Amelia Haszard and New Zealand’s Greatest Natural Disaster

Nature regards us without reference to language, colour or creed. Mt Tarawera’s 1886 eruption is in this way a cautionary tale. It reminds us to treat the natural world with respect and awe. To take nothing for granted, and to remember that we are in this life together, that we are here for each other.

What happened that June more than a century ago serves as a prediction as much as it records a moment in history. This is what nature did and what nature will do. We are not the first to reflect upon its significance.

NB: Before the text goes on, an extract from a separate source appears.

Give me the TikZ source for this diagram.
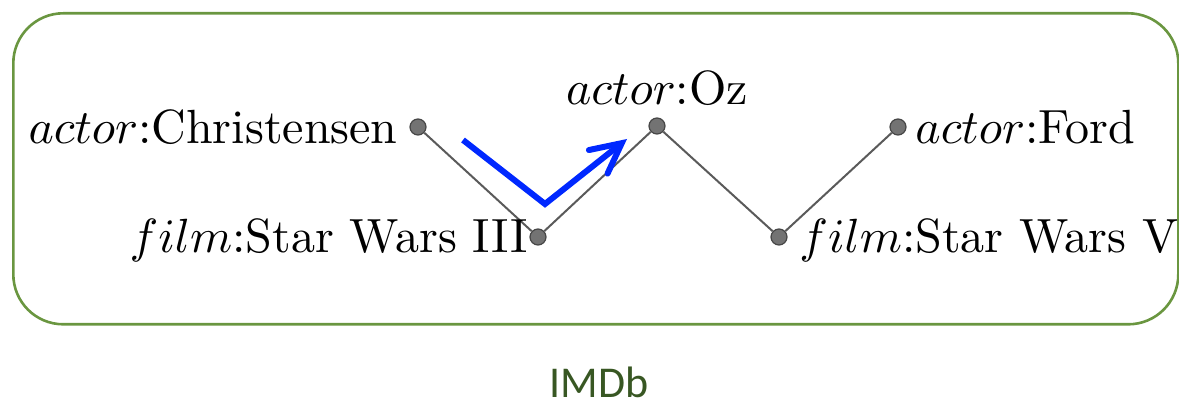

Māori and Pakeha experienced the Tarawera eruption together. Both influenced the other’s understanding of what happened, and what it meant. We join them now, as we remember Amelia Haszard and Sophia Hinerangi; through their stories we consider the meaning of life and death, of humanity and the environment that shapes us.  What does it mean that their lives were upended by the shaking of the solid ground, the very thing we choose as a metaphor for stability? There is in this a profound meditation and an opportunity to grow in our understanding of what is real and important.

The Pink Terraces, “Eighth Wonder of the World”

Pink and White Terraces

When William and Louisa Haszard left Canada in 1859, New Zealand was still a new land, the last place on earth settled by humans. They came to begin life afresh, as did the first Māori settlers who arrived some 500 years earlier.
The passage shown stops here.